Knowing where to look is actually simpler than it may seem, but there are a number of charges you should look out for.
Find Out What You Are Paying
The majority of UK pension savers, 83%, have no idea what they are paying in pension fees, according to research from Interactive Investor. To remedy this, start by checking your pension provider's annual statement, online account, or scheme documents. Look for charges such as:
- Annual management charge (AMC) – The ongoing fee for managing your pension.
- Fund management fees – Costs associated with the investments held within the pension.
- Platform or administration fees – Charges for running the pension account.
- Transaction costs – Expenses incurred when investments are bought and sold.

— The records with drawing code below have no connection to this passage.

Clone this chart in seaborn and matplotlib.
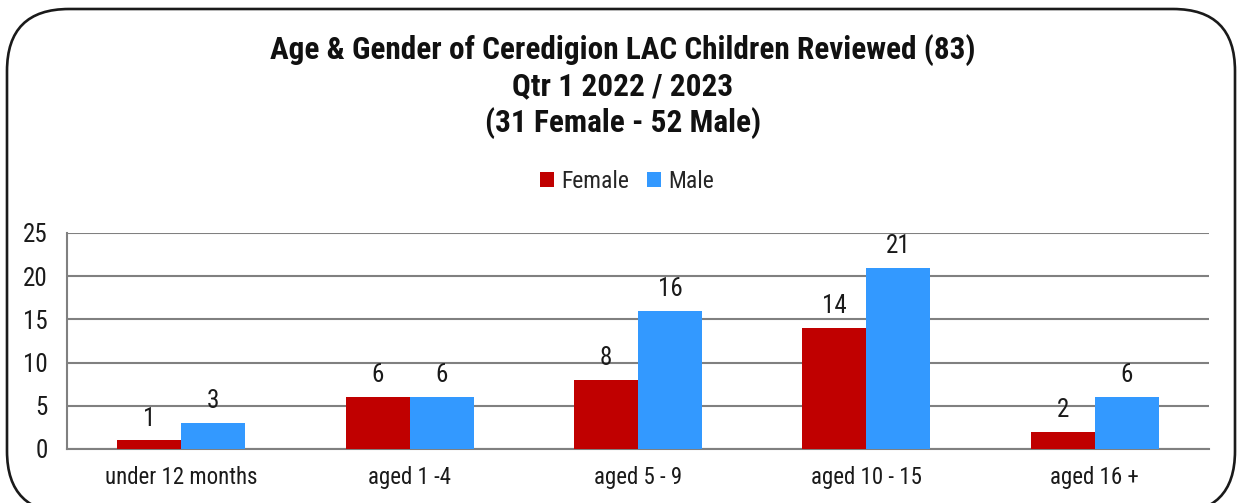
import matplotlib
matplotlib.use("Agg")
import matplotlib.pyplot as plt
from matplotlib.patches import FancyBboxPatch, Patch
import seaborn as sns
import pandas as pd
import logging
logging.getLogger("matplotlib.font_manager").setLevel(logging.ERROR)

categories = ["under 12 months", "aged 1 -4", "aged 5 - 9", "aged 10 - 15", "aged 16 +"]
female = [1, 6, 8, 14, 2]
male = [3, 6, 16, 21, 6]
series_names = ["Female", "Male"]
yticks = [0, 5, 10, 15, 20, 25]
title_lines = ["Age & Gender of Ceredigion LAC Children Reviewed (83)",
               "Qtr 1 2022 / 2023",
               "(31 Female - 52 Male)"]

sns.set_theme(style="white")
plt.rcParams['font.family'] = ['Liberation Sans Narrow', 'Arial Narrow', 'Roboto Condensed',
                               'Archivo Narrow', 'Liberation Sans', 'DejaVu Sans']

df = pd.DataFrame({
    "category": categories * 2,
    "value": female + male,
    "gender": [series_names[0]] * len(categories) + [series_names[1]] * len(categories),
})

W, H = 1239, 503
fig = plt.figure(figsize=(W / 100, H / 100), dpi=100)
fig.patch.set_facecolor("white")

# rounded border
border = FancyBboxPatch((7 / W, -0.02), (1235 - 7) / W, (503 - 9) / H + 0.02,
                        boxstyle="round,pad=0,rounding_size=0.05",
                        transform=fig.transFigure, facecolor="none",
                        edgecolor="#1a1a1a", linewidth=1.9, zorder=10,
                        mutation_aspect=W / H)
fig.patches.append(border)

ax = fig.add_axes([67 / W, 1 - 449 / H, (1209 - 67) / W, (449 - 233) / H])
palette = {"Female": "#C00000", "Male": "#3399FF"}
sns.barplot(data=df, x="category", y="value", hue="gender", palette=palette,
            width=0.56, ax=ax, saturation=1, legend=False, zorder=3, linewidth=0)

ax.set_ylim(0, 25)
ax.set_yticks(yticks)
ax.set_xlim(-0.5, len(categories) - 0.5)
ax.yaxis.grid(True, color="#808080", linewidth=1.5, zorder=0)
ax.set_axisbelow(True)
for s in ["top", "right"]:
    ax.spines[s].set_visible(False)
for s in ["left", "bottom"]:
    ax.spines[s].set_color("#808080")
    ax.spines[s].set_linewidth(1.5)
ax.set_xlabel("")
ax.set_ylabel("")
ax.tick_params(axis="both", length=0, colors="#1a1a1a")
ax.tick_params(axis="y", pad=14, labelsize=18)
ax.tick_params(axis="x", pad=12, labelsize=16.5)

for cont in ax.containers:
    ax.bar_label(cont, labels=[f"{int(v)}" for v in cont.datavalues],
                 padding=7, fontsize=18, color="#1a1a1a")

handles = [Patch(facecolor=palette[n], edgecolor="none") for n in series_names]
fig.legend(handles, series_names, loc="center", bbox_to_anchor=(627 / W, 1 - 181 / H),
           ncol=2, frameon=False, fontsize=17, handlelength=0.6, handleheight=0.6,
           handletextpad=0.3, columnspacing=0.75)

ys = [50, 86, 123]
for t, y in zip(title_lines, ys):
    fig.text(623 / W, 1 - y / H, t, ha="center", va="center", fontsize=22.5,
             fontweight="bold", color="#111111")

fig.savefig("out.png", dpi=100, facecolor="white")
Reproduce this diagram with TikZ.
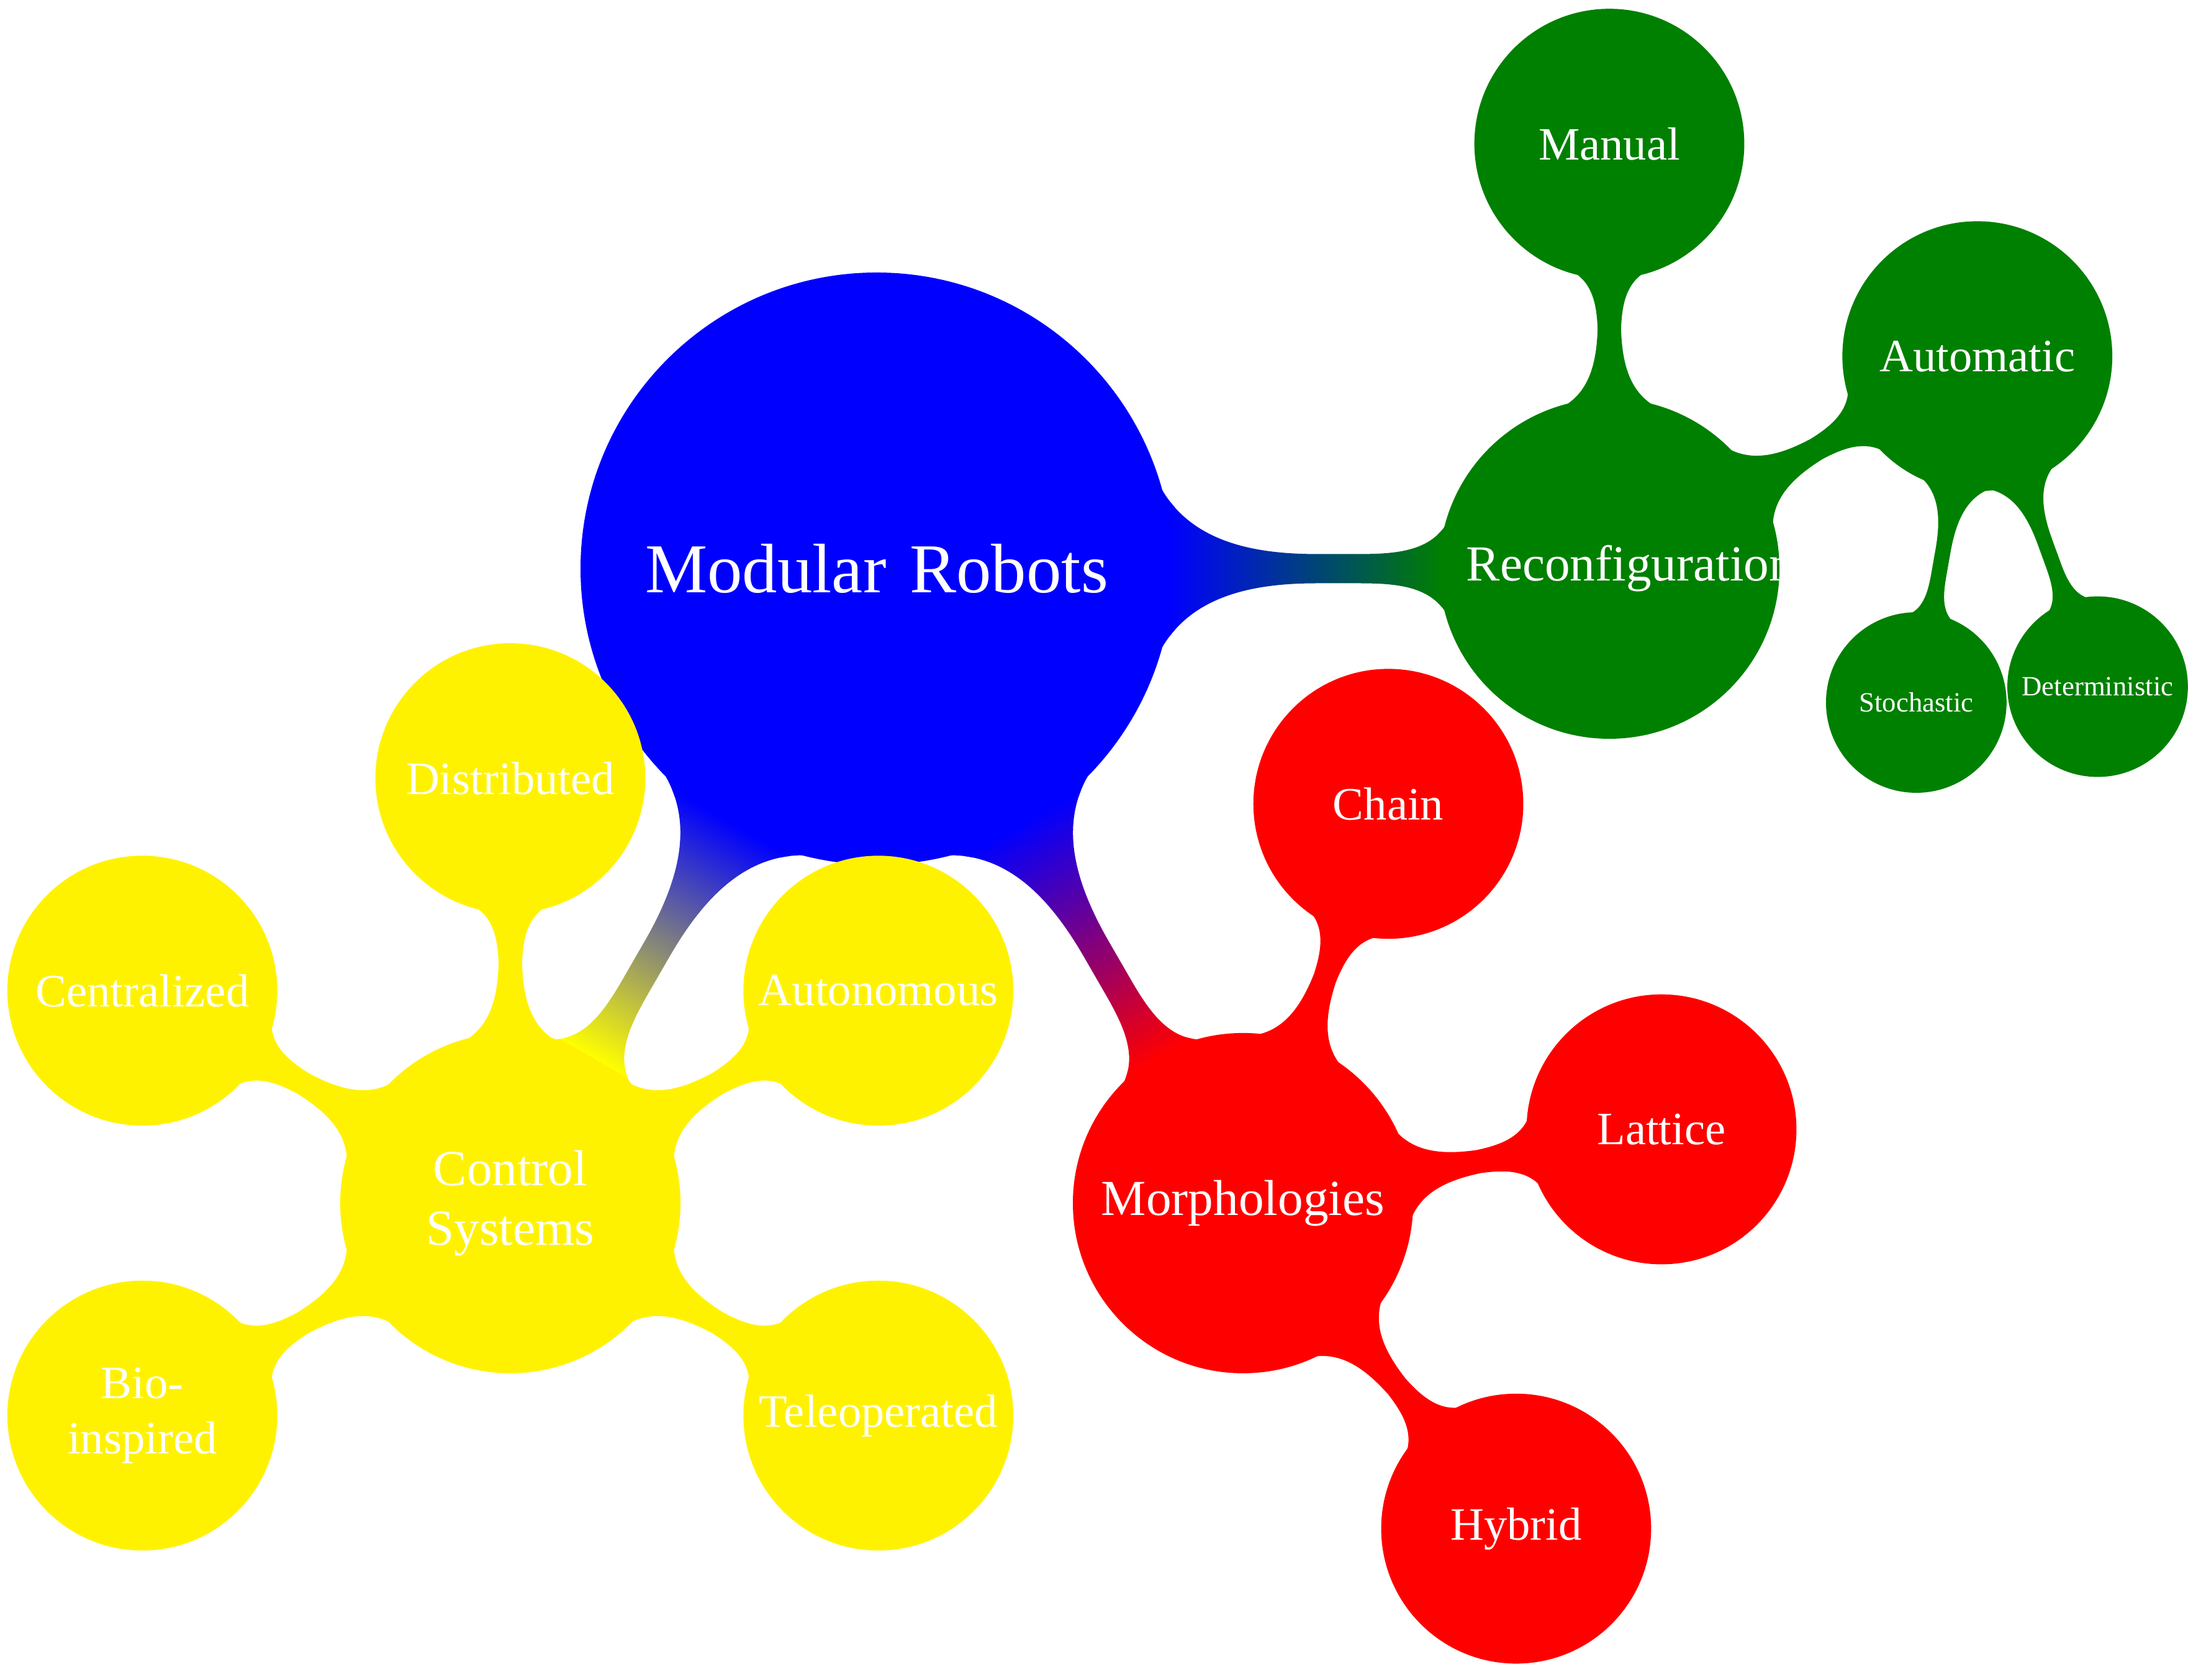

The most useful figure is often the total annual percentage charge.
Average UK Pension Fees
A good starting point is comparing your total costs to the UK averages, as fees typically range between 0.30% and 0.75% annually, depending on the type of scheme. While older or legacy pension schemes can sometimes charge over 1.00%, the average provider charge for auto-enrolment workplace schemes sits around 0.48%.
Different Types of Pensions
- Workplace pensions – Capped by law at 0.75% a year for default investment arrangements. Most modern qualifying workplace schemes cost between 0.30% and 0.50%.
- Personal pensions – Often range from 0.35% to 0.75%, though this can drop to 0.10%–0.30% for very large pension pots or specific low-cost provider options.
- SIPP (Self-Invested Personal Pension) – Typically feature a smaller platform fee (usually between 0.15% and 0.45%) combined with separate underlying fund charges, making costs highly variable depending on your investment choices.
Pension Fee Considerations
It is important not to dismiss a fee solely on its cost, but also assess the benefits it may provide. For example:
- Does the pension offer a suitable range of investment options?
- Are there valuable guarantees or protected benefits?
- Is the scheme well managed and easy to use?
- Has investment performance been reasonable relative to the level of risk taken?
A low-cost pension is not automatically better if it does not meet your needs.
Expert Comment
Antonia Medlicott, Founder and Managing Director at London-based Investing Insiders, said: There is a big knowledge gap when it comes to understanding pensions. Pension fees, in particular, are very poorly understood. And that means far too many people are paying more than they need to be – and losing out on precious retirement income as a result.
Differences of less than one per cent might not seem worth worrying about. And over the course of one year, you could only be talking about relatively small amounts. But it is when you start compounding those differences over the lifetime of a pension that you see how important fees are.
Let us say you have £50,000 invested for 30 years and growing at 5% per year: With 0.5% annual fees, you would end up with £187,265 at the end. With 1.5% fees, you would only end up with £140,340. That is a whopping £46,925 difference. Those kinds of figures could mean the difference between the retirement of your dreams and one plagued by money worries.